The analysis of the above cases makes it clear that if the tribunal has passed some order it is the duty of the lower authorities to follow them. Mere filing of appeal is no ground of not following that decision. In the light of above referred decisions, the filing of appeal by department against the order in appeal of M/s R.K. Marbles cannot be a ground of not following the same. Thus, the ratio of this decision should be extended to the appellant and the impugned order should be set aside.
 
Issue:
 
The issue involved in this appeal is that whether the Courier Bill of Entry is prescribed document under Rule 9 of Cenvat Credit Rules, 2004 for availing cenvat credit on the same?
 
Judgment of the Appellate Authority:-
 
The learned Commissioner (Appeal) held as under:
 
The Commissioner (Appeal) noted that Board Circular no. 56/95-Cus dated 30.05.1995 also clarifies that whenever consignee intends to take credit on imported goods, a normal bill of entry may be filed.
 
The Commissioner (A) found that the issue has been decided by his predecessor vide order-in appeal NO. 251(DK)CE/JPR-II/2008 wherein the courier bill of entry was held to be prescribed document under Rule 9(c) of the Cenvat Credit Rules, 2004 relying on the Regulation no. 5 of the Courier Imports and Exports (Clearance) Regulations, 1998 which laid down the procedure for clearance of the goods imported through courier.
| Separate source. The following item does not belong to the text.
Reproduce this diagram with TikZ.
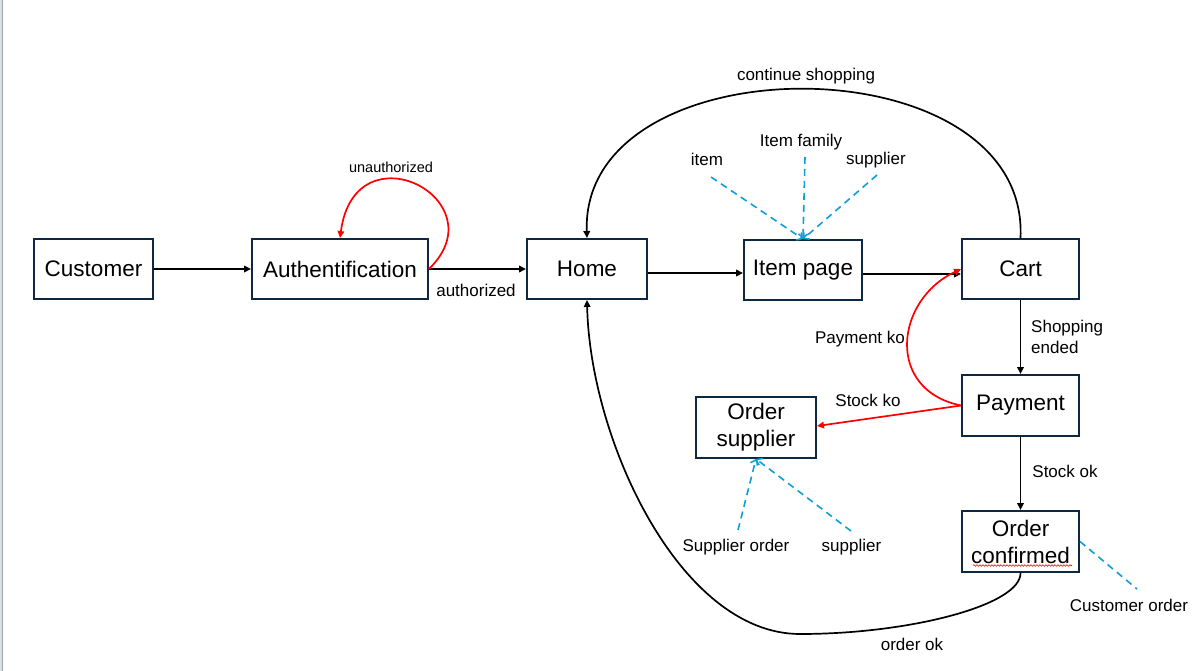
\documentclass[tikz,border=0pt]{standalone}
\usepackage{fontspec}
\setmainfont{Liberation Sans}
\usetikzlibrary{arrows.meta,decorations.pathmorphing}

\definecolor{boxnavy}{HTML}{0E2841}
\definecolor{linkblue}{HTML}{0F9ED5}
\definecolor{edgegray}{HTML}{D5E3E8}

\tikzset{
  screen/.style={draw=boxnavy, line width=1.9pt, inner sep=0pt,
    minimum height=60pt, align=center, font=\fontsize{22.5}{27}\selectfont},
  flow/.style={line width=1.7pt, -{Triangle[length=7pt,width=6.5pt]}},
  failflow/.style={flow, draw=red},
  attr/.style={draw=linkblue, line width=1.6pt, dash pattern=on 7pt off 5pt},
  attrtip/.style={attr, -{Straight Barb[length=4pt,width=9pt]}},
  lbl/.style={anchor=base, inner sep=0pt, font=\fontsize{17}{21}\selectfont},
  smalllbl/.style={lbl, font=\fontsize{14.5}{17}\selectfont},
  squiggle/.style={draw=red, line width=0.6pt,
    decorate, decoration={snake, amplitude=0.8pt, segment length=3pt}}
}

\begin{document}
\begin{tikzpicture}[x=1pt,y=-1pt]
    \useasboundingbox (0,0) rectangle (1199,671);
    % window edge
    \fill[edgegray] (0,0) rectangle (2,671);
    \draw[gray!70, line width=0.8pt] (2.6,0) -- (2.6,671);

    % screens
    \node[screen, minimum width=119pt] (customer) at (93.5,269) {Customer};
    \node[screen, minimum width=176pt] (auth) at (340,269) {Authentification};
    \node[screen, minimum width=120pt] (home) at (587,269) {Home};
    \node[screen, minimum width=118pt] (itempage) at (803,270) {Item page};
    \node[screen, minimum width=117pt] (cart) at (1020.5,269) {Cart};
    \node[screen, minimum width=117pt, minimum height=61pt] (payment)
      at (1020.5,405.5) {Payment};
    \node[screen, minimum width=120pt, minimum height=61pt] (ordersupplier)
      at (756,427.5) {Order\\supplier};
    \node[screen, minimum width=117pt, minimum height=61pt] (orderconfirmed)
      at (1020.5,541.5) {Order\\confirmed};
    % spell check line
    \draw[squiggle] ([xshift=-47.5pt,yshift=-24pt]orderconfirmed.center)
      -- ([xshift=51.5pt,yshift=-24pt]orderconfirmed.center);

    % main flow
    \draw[flow] (customer) -- (auth);
    \draw[flow] (auth.east) -- (home.west);
    \node[lbl] (authorizedlbl) at (476,296) {authorized};
    \draw[flow] ([yshift=-4pt]home.east) -- ([yshift=-4pt]home.east -| itempage.west);
    \draw[flow] ([yshift=-4pt]itempage.east) -- ([yshift=-4pt]itempage.east -| cart.west);
    \draw[flow] (cart.south) -- (payment.north);
    \node[lbl, anchor=north west, align=left] (endedlbl) at (1031,320)
      {Shopping\\ended};
    \draw[flow] (payment.south) -- (orderconfirmed.north);
    \node[lbl] (stockoklbl) at (1065,477.5) {Stock ok};

    % loops back
    \draw[failflow] (auth.east) .. controls (500,200) and (355,125) .. (auth.north);
    \node[smalllbl] (unauthlbl) at (391,173) {unauthorized};
    \draw[flow] (cart.north) .. controls (1030,40) and (580,40) .. (home.north);
    \node[lbl] (continuelbl) at (806,81) {continue shopping};
    \draw[failflow] (payment.west) .. controls (885,390) and (895,300) .. (cart.west);
    \node[lbl] (paykolbl) at (860,343) {Payment ko};
    \draw[failflow] (payment.west) -- (ordersupplier.east |- 0,426);
    \node[lbl] (stockkolbl) at (868,406.5) {Stock ko};
    \coordinate (okbottom) at (800,634);
    \draw[flow] (orderconfirmed.south) .. controls (1021,605) and (910,634) .. (okbottom)
      .. controls (680,634) and (590,440) .. (home.south);
    \node[lbl] (orderoklbl) at (912,650) {order ok};

    % data attached
    \coordinate (itemfrom) at (711,177);
    \coordinate (familyfrom) at (805,157);
    \coordinate (supplierfrom) at (877,175);
    \foreach \src in {itemfrom,familyfrom,supplierfrom}
      \draw[attrtip] (\src) -- (itempage.north);
    \node[lbl] (itemlbl) at (707,166) {item};
    \node[lbl] (familylbl) at (801,146.5) {Item family};
    \node[lbl] (supplierlbl) at (876,165) {supplier};

    \coordinate (suporderfrom) at (738,530);
    \coordinate (supplier2from) at (851,531);
    \foreach \src in {suporderfrom,supplier2from}
      \draw[attrtip] (\src) -- (ordersupplier.south);
    \node[lbl] (suporderlbl) at (736,551) {Supplier order};
    \node[lbl] (supplier2lbl) at (851.5,551.5) {supplier};

    \coordinate (custorderfrom) at (1137,589);
    \draw[attr] (orderconfirmed.east) -- (custorderfrom);
    \node[lbl] (custorderlbl) at (1129,611) {Customer order};
\end{tikzpicture}
\end{document}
Regulation no. 5(3) prescribes various forms for courier bill of entry provided that the authorized courier or with the concurrence of authorized courier, the consignee or a custom house agent on behalf of the consignee, may file a bill of entry in the form prescribed in the Bill of Entry (Forms) Regulations, 1976 for clearance of any of the imported goods. The Id. Commissioner further held that as per definition in Section 2(26) of the Customs Act, 1962, “importer”, in relation to any goods at any time between their importation and clearance for home consumption, includes any owner or any person holding himself out to be the importer. Regulation 13(a) of the said Regulation provides that an authorized courier shall obtain an authorization, from each of the consignees of the imported goods for whom such courier has imported such goods to the effect that authorized courier may act as agent of such consignee for clearance of such imported goods by the proper officer. He relied Board Circular no. 31/2007 dated 29.08.2007 which permits authorized courier to file regular bill of entry.
 
- The Commissioner (A) found that UPS Jetair Express Pvt Ltd. has filed bill of entry in the Form V under (Regulation 7) which is courier bill of entry for dutiable goods and the name of the consignee mentioned in the bill of entry along with the details of consignment and duty payment.
 
- The Commissioner (A) also found that the aforesaid order of the Commissioner has been accepted by the department. The above decision also applies to the facts of the case and relying on this decision, Commissioner (A) also held that courier bill of entry is like any other bill of entry, is a prescribed document for availing cenvat credit in terms of Rule 9 (c) of CCR, 2004. Hence, CENVAT credit is admissible to the appellant on the strength of courier bill of entry hence cenvat credit is allowed. The demand raised was held to be not sustainable.
 
Decision:-
 
Impugned order set aside and appeal allowed.
 
Conclusion:-
 
Cenvat Credit on the basis of Courier Bill of Entry was rightly allowed to the assessee as the Courier Bill of Entry is also a bill of entry and in case inputs or capital goods are imported through courier, the duty paid cannot be denied to the assessee as cenvat credit.